I am trying to find a design for a cylindrical habitat that would allow the enclosed cylinder to radiate heat out to space as does the Earth without using mirrors and windows.

Problem

In my design, I am not using the mirrors and windows of the classic O'Neill design, my habitat is also tidally locked to the Sun facing it with on of its caps. I'm also assuming that solar panels around the habitat are used to provide the internal living area with the same energy density as the Earth gets from the Sun. In other words, each square meter of the habitat will receive the same power (in the form of electricity that will eventually turn to heat) as each square meter of the Earth. My design looks something like this with the cap always facing the Sun.

enter image description here

The obvious problem now is that there no where for the heat building up inside the habitat to radiate to. For the Earth, the surface and atmosphere is always facing towards empty space, and so the Earth radiates as much as energy as it receives from the Sun creating temperature equilibrium. This is not the case by default in this habitat design.

EDIT: I'm not using windows and I'm unable to use radiators on the outer lateral area of the cylinder because those habitats are part of a Dyson swarm in my design. Therefore, any radiation from this outer lateral area would be absorbed by the other habitats and not radiated to space. The only area possible to radiate directly to empty space would be the end cap not facing the Sun.

Partial solution

To make the habitat achieve the temperature equilibrium at the same temperature as the Earth does, I first thought that the heat will just propagate through the habitat walls and radiate into space, but I then found that conduction is very slow and the interior would be boiling before the outer layer of the habitat wall became hot enough to radiate at the required rate.

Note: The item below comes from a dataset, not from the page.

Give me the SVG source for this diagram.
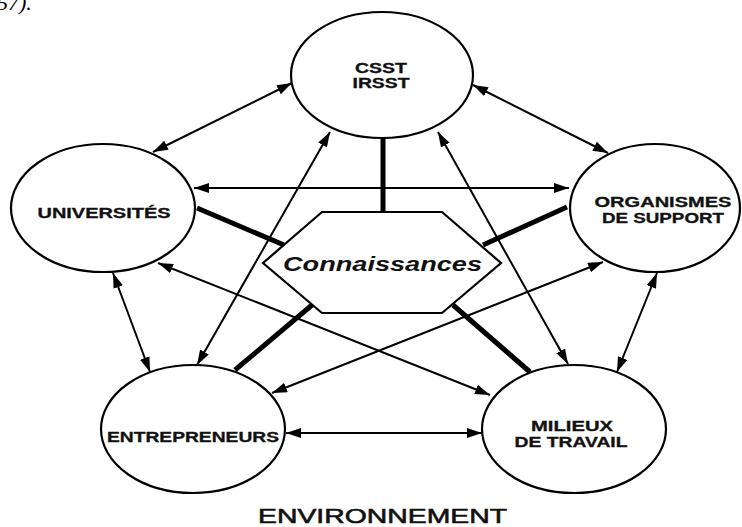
<svg xmlns="http://www.w3.org/2000/svg" width="742" height="527" viewBox="0 0 742 527">
<defs>
<marker id="ah" markerUnits="userSpaceOnUse" markerWidth="16" markerHeight="11" refX="15" refY="5" orient="auto-start-reverse">
<path d="M0,0 L15,5 L0,10 z" fill="#000"/>
</marker>
<style>
.node ellipse, .node polygon { fill: #fff; stroke: #000; stroke-width: 2.2; }
.lbl { font-family: "Liberation Sans", Arial, sans-serif; font-weight: bold; font-size: 14px; fill: #111; text-anchor: middle; stroke: #111; stroke-width: 0.3; }
.thin { stroke: #000; stroke-width: 2; fill: none; marker-start: url(#ah); marker-end: url(#ah); }
.thick { stroke: #000; stroke-width: 5; fill: none; }
</style>
</defs>
<rect width="742" height="527" fill="#fff"/>
<text x="-3" y="10" font-family="Liberation Serif, serif" font-style="italic" font-size="22" fill="#000">57).</text>
<g id="connectors">
<line class="thick" x1="383" y1="137" x2="383" y2="212"/>
<line class="thick" x1="197" y1="208" x2="284" y2="245"/>
<line class="thick" x1="567" y1="207" x2="483" y2="245"/>
<line class="thick" x1="312" y1="305" x2="235" y2="370"/>
<line class="thick" x1="453" y1="305" x2="530" y2="372"/>
<line class="thin" x1="153" y1="152" x2="292" y2="83"/>
<line class="thin" x1="473" y1="85" x2="608" y2="153"/>
<line class="thin" x1="194" y1="188" x2="569" y2="188"/>
<line class="thin" x1="113" y1="273" x2="150" y2="372"/>
<line class="thin" x1="657" y1="273" x2="617" y2="372"/>
<line class="thin" x1="286" y1="433" x2="482" y2="433"/>
<line class="thin" x1="330" y1="132" x2="197" y2="365"/>
<line class="thin" x1="438" y1="132" x2="568" y2="364"/>
<line class="thin" x1="158" y1="263" x2="490" y2="395"/>
<line class="thin" x1="603" y1="262" x2="272" y2="393"/>
</g>
<g id="node-csst" class="node">
<ellipse cx="382" cy="75" rx="91" ry="63"/>
<text class="lbl" x="381" y="73" font-size="13" textLength="52" lengthAdjust="spacingAndGlyphs">CSST</text>
<text class="lbl" x="381" y="88" font-size="13" textLength="57" lengthAdjust="spacingAndGlyphs">IRSST</text>
</g>
<g id="node-universites" class="node">
<ellipse cx="103" cy="208" rx="92" ry="64"/>
<text class="lbl" x="104" y="218" font-size="16" textLength="133" lengthAdjust="spacingAndGlyphs">UNIVERSITÉS</text>
</g>
<g id="node-organismes" class="node">
<ellipse cx="655" cy="208" rx="85" ry="64"/>
<text class="lbl" x="663" y="207" font-size="13.5" textLength="137" lengthAdjust="spacingAndGlyphs">ORGANISMES</text>
<text class="lbl" x="663" y="223" font-size="13.5" textLength="122" lengthAdjust="spacingAndGlyphs">DE SUPPORT</text>
</g>
<g id="node-entrepreneurs" class="node">
<ellipse cx="193" cy="429" rx="92" ry="64"/>
<text class="lbl" x="193" y="442" font-size="16" textLength="172" lengthAdjust="spacingAndGlyphs">ENTREPRENEURS</text>
</g>
<g id="node-milieux" class="node">
<ellipse cx="574" cy="429" rx="92" ry="64"/>
<text class="lbl" x="572" y="431" font-size="13" textLength="82" lengthAdjust="spacingAndGlyphs">MILIEUX</text>
<text class="lbl" x="571" y="447" font-size="13" textLength="113" lengthAdjust="spacingAndGlyphs">DE TRAVAIL</text>
</g>
<g id="node-connaissances" class="node">
<polygon points="322,212 442,212 501,263 442,313 322,313 263,263"/>
<text x="382.5" y="271" font-family="Liberation Sans, Arial, sans-serif" font-weight="bold" font-style="italic" font-size="20.5" text-anchor="middle" fill="#111" textLength="199" lengthAdjust="spacingAndGlyphs">Connaissances</text>
</g>
<text x="382.5" y="523" font-family="Liberation Sans, Arial, sans-serif" font-size="21" text-anchor="middle" fill="#111" stroke="#111" stroke-width="0.6" textLength="249" lengthAdjust="spacingAndGlyphs">ENVIRONNEMENT</text>
</svg>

This made me think that the solution lies with the atmosphere inside the habitat. I think this can be solved somehow by creating a cycle for the atmosphere to allow it to be outside the habitat for some time to radiate the heat without losing it to space and running this cycle indefinitely. I'm not sure how practical this is and I can't really imagine a design for it.

EDIT #2: I think radiators must be used at the other end cap. The problem now is that the end cap area is 1/20 of the living area inside the habitat. Therefore, I need at least 20 times the area of the end cap to radiate the energy. 20 times the area means 4.5 the radius. If this radiator is rotating, the stresses will most probably break it apart. So, is there a way to use non-rotating radiator with a rotating habitat?

Question

What are some designs for the above mentioned habitat that would allow it to regulate its heat radiation to space to keep it from overheating?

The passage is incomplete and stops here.